Ne confondons pas communiquant et conseiller. Guaino n’était pas le communicant de Sarko mais son conseiller, comme Attali pour Mitterrand. Idem pour Talleyrand, Cambacérès ou B. Constant.
Quant aux communicants leur pouvoir est souvent très exagéré. Beaucoup ne sont, au mieux que des speechwriter, au pire que des intermédiaires avec les médias, peu sont des stratèges, comme l’était Jacques Pilhan, ou des confidents. Et encore, leur influence sur les stratégies s’arrête souvent aux questions d’image, car ne l’oublions pas, nous jugeons, nous votons non pour des réalités absolues, mais pour la représentation que nous nous faisons des hommes, des partis, des idées, c’est-à-dire pour des images, celles que nous nous formons en fonction de ce que nous percevons via ce à quoi nous sommes exposés (médias, entourage,lectures, …), et de nos propres filtres culturels et affectifs.
S’ils savaient chasser le naturel chez les politiques, Sarko n’aurait pas fait ses bourdes d’hyperactif, Cahuzac et Copé seraient moins sûrs d’eux et Hollande n’apparaîtrait pas si indécis et bafouillant, …

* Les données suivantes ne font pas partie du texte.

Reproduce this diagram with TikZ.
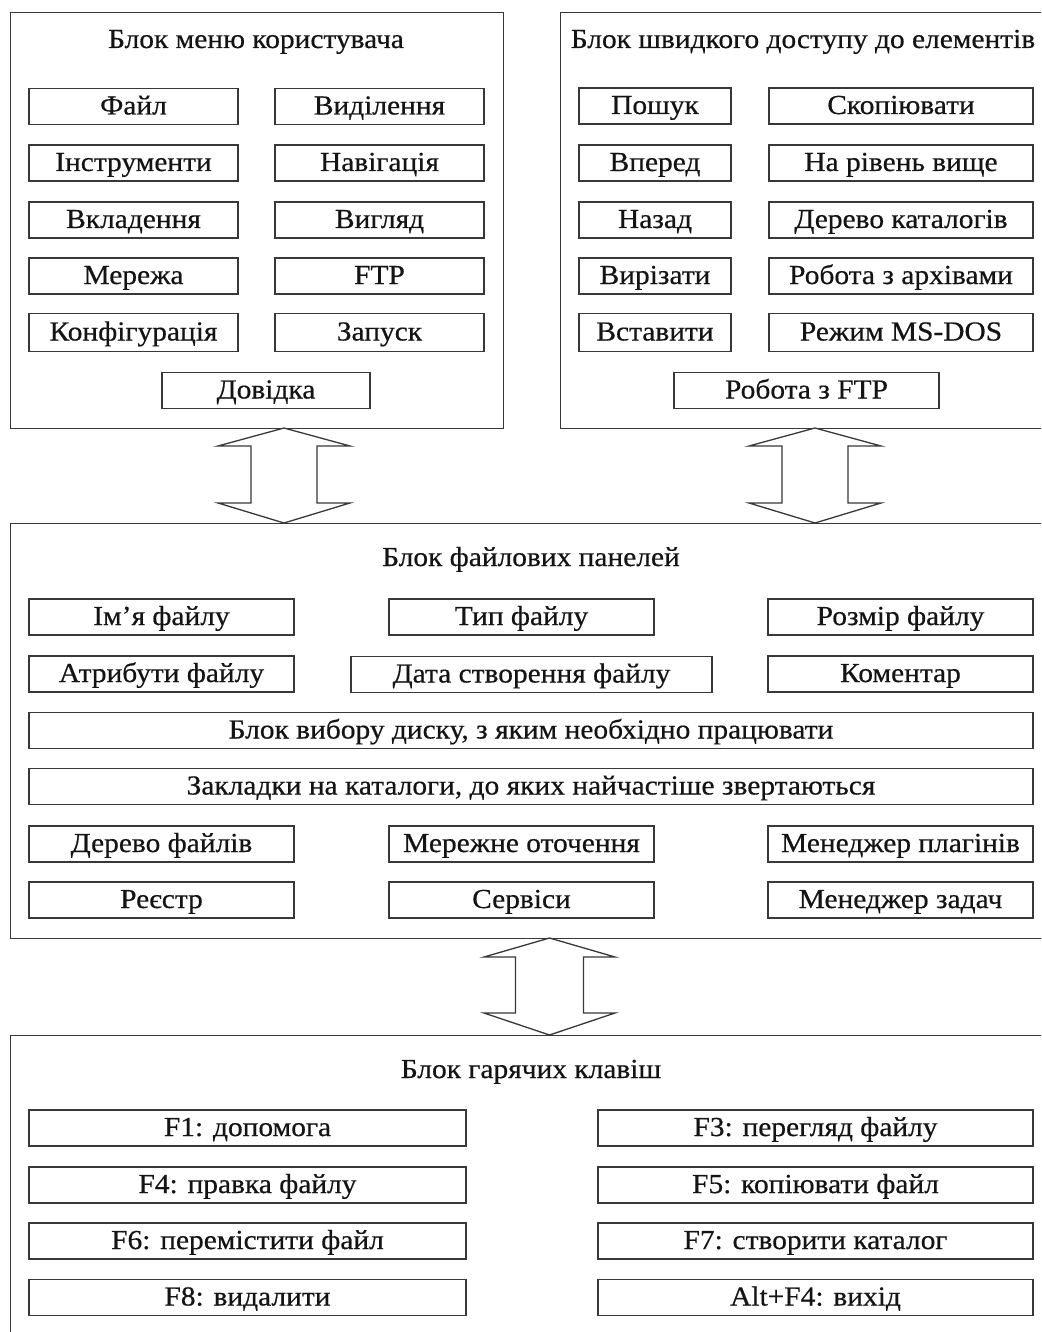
\documentclass[tikz,border=0pt]{standalone}
\usepackage{fontspec}
\setmainfont[FakeStretch=1.07,FakeBold=0.5]{Liberation Serif}
\definecolor{lc}{gray}{0.22}
\definecolor{tc}{gray}{0.08}
\newcommand{\blockUDarrow}[7]{% cx, ytop, ywing1, ywing2, ybot, wing half, shaft half
  \draw[bigarrow] (#1,#2) -- ({#1+#6},#3) -- ({#1+#7},#3) -- ({#1+#7},#4) -- ({#1+#6},#4)
    -- (#1,#5) -- ({#1-#6},#4) -- ({#1-#7},#4) -- ({#1-#7},#3) -- ({#1-#6},#3) -- cycle;}
\begin{document}
\begin{tikzpicture}[x=1pt,y=-1pt,
  blk/.style={draw=lc, line width=1.3pt, inner sep=0pt, anchor=north west},
  bx/.style={draw=lc, line width=1.3pt, minimum height=36pt, inner sep=0pt,
    text height=21pt, text depth=5pt, font=\fontsize{27.5}{32}\selectfont, text=tc},
  ttl/.style={anchor=base, inner sep=0pt, font=\fontsize{27.5}{32}\selectfont, text=tc},
  bigarrow/.style={draw=lc, line width=1.3pt, fill=white, line join=miter}]
\clip (0,0) rectangle (1041,1332);
\fill[white] (0,0) rectangle (1041,1332);

% ---------- outer blocks ----------
\node[blk, minimum width=493pt, minimum height=416pt] (menu) at (10,12) {};
\node[blk, minimum width=490pt, minimum height=416pt] (quick) at (560,12) {};
\node[blk, minimum width=1040pt, minimum height=415pt] (panels) at (10,523) {};
\node[blk, minimum width=1040pt, minimum height=310pt] (keys) at (10,1035) {};

% ---------- menu block ----------
\node[ttl] (tmenu) at (256,48) {Блок меню користувача};
\node[bx, minimum width=209pt] (m1) at (133.5,106.5) {Файл};
\node[bx, minimum width=209pt] (m2) at (379.5,106.5) {Виділення};
\node[bx, minimum width=209pt] (m3) at (133.5,163) {Інструменти};
\node[bx, minimum width=209pt] (m4) at (379.5,163) {Навігація};
\node[bx, minimum width=209pt] (m5) at (133.5,220) {Вкладення};
\node[bx, minimum width=209pt] (m6) at (379.5,220) {Вигляд};
\node[bx, minimum width=209pt] (m7) at (133.5,276) {Мережа};
\node[bx, minimum width=209pt] (m8) at (379.5,276) {FTP};
\node[bx, minimum width=209pt, minimum height=38pt] (m9) at (133.5,332.5) {Конфігурація};
\node[bx, minimum width=209pt, minimum height=38pt] (m10) at (379.5,332.5) {Запуск};
\node[bx, minimum width=208pt] (m11) at (266,390.5) {Довідка};

% ---------- quick access block ----------
\node[ttl] (tquick) at (803,48) {Блок швидкого доступу до елементів};
\node[bx, minimum width=152pt] (q1) at (655,106) {Пошук};
\node[bx, minimum width=264pt] (q2) at (901,106) {Скопіювати};
\node[bx, minimum width=152pt] (q3) at (655,163) {Вперед};
\node[bx, minimum width=264pt] (q4) at (901,163) {На рівень вище};
\node[bx, minimum width=152pt] (q5) at (655,220) {Назад};
\node[bx, minimum width=264pt] (q6) at (901,220) {Дерево каталогів};
\node[bx, minimum width=152pt] (q7) at (655,276) {Вирізати};
\node[bx, minimum width=264pt] (q8) at (901,276) {Робота з архівами};
\node[bx, minimum width=152pt, minimum height=38pt] (q9) at (655,332.5) {Вставити};
\node[bx, minimum width=264pt, minimum height=38pt] (q10) at (901,332.5) {Режим MS-DOS};
\node[bx, minimum width=265pt] (q11) at (806.5,390.5) {Робота з FTP};

% ---------- file panels block ----------
\node[ttl] (tpanels) at (531,566) {Блок файлових панелей};
\node[bx, minimum width=265pt] (p1) at (161.5,617) {Ім’я файлу};
\node[bx, minimum width=265pt] (p2) at (521.5,617) {Тип файлу};
\node[bx, minimum width=265pt] (p3) at (900.5,617) {Розмір файлу};
\node[bx, minimum width=265pt] (p4) at (161.5,674) {Атрибути файлу};
\node[bx, minimum width=361pt] (p5) at (531.5,674.5) {Дата створення файлу};
\node[bx, minimum width=265pt] (p6) at (900.5,674) {Коментар};
\node[bx, minimum width=1004pt] (p7) at (531,730.5) {Блок вибору диску, з яким необхідно працювати};
\node[bx, minimum width=1004pt] (p8) at (531,786.5) {Закладки на каталоги, до яких найчастіше звертаються};
\node[bx, minimum width=265pt] (p9) at (161.5,844) {Дерево файлів};
\node[bx, minimum width=265pt] (p10) at (521.5,844) {Мережне оточення};
\node[bx, minimum width=265pt] (p11) at (900.5,844) {Менеджер плагінів};
\node[bx, minimum width=265pt] (p12) at (161.5,900) {Реєстр};
\node[bx, minimum width=265pt] (p13) at (521.5,900) {Сервіси};
\node[bx, minimum width=265pt] (p14) at (900.5,900) {Менеджер задач};

% ---------- hot keys block ----------
\node[ttl] (tkeys) at (531,1078) {Блок гарячих клавіш};
\node[bx, minimum width=437pt] (k1) at (247.5,1128) {F1: допомога};
\node[bx, minimum width=435pt] (k2) at (815.5,1128) {F3: перегляд файлу};
\node[bx, minimum width=437pt] (k3) at (247.5,1185) {F4: правка файлу};
\node[bx, minimum width=435pt] (k4) at (815.5,1185) {F5: копіювати файл};
\node[bx, minimum width=437pt] (k5) at (247.5,1241) {F6: перемістити файл};
\node[bx, minimum width=435pt] (k6) at (815.5,1241) {F7: створити каталог};
\node[bx, minimum width=437pt] (k7) at (247.5,1297.5) {F8: видалити};
\node[bx, minimum width=435pt] (k8) at (815.5,1297.5) {Alt+F4: вихід};

% ---------- double arrows ----------
\blockUDarrow{284}{428}{446}{503}{523}{66}{33}
\blockUDarrow{815}{428}{446}{503}{523}{66}{33}
\blockUDarrow{549.5}{938}{957}{1013}{1035}{65.5}{34}
\end{tikzpicture}
\end{document}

Si les discours politiques sont devenus creux, c’est aussi parce qu’en 45 secondes on ne peut pas dire grand chose à 10 millions de spectateurs, à part placer au mieux une petite phrase très vite oubliée, que le vocabulaire moyen compréhensible par un français est inférieur à 2 000 mots, hé oui, tout le monde n’est pas lecteur de Slate ! et que les concepts idéologiques, les grands mots, sont de moins en prégnants et de plus en plus creux.
Si les communicants avaient vraiment le pouvoir, Giscard n’aurait pas été battu pas plus que Sarko, Mitterrand n’aurait pas été contraint à cohabiter deux fois, Jospin n’aurait pas été devancé par LePen et Hollande n’en serait pas là où il en est, d’ailleurs il en change régulièrement !
Ou alors revoir “The thick of it” / “In the loop” et en rire.
allons allons, ne stigmatisons pas… fuyons l’amalgame, peste de ce siècle ! Il n’y a pas de sot métier, uniquement de sots consommateurs.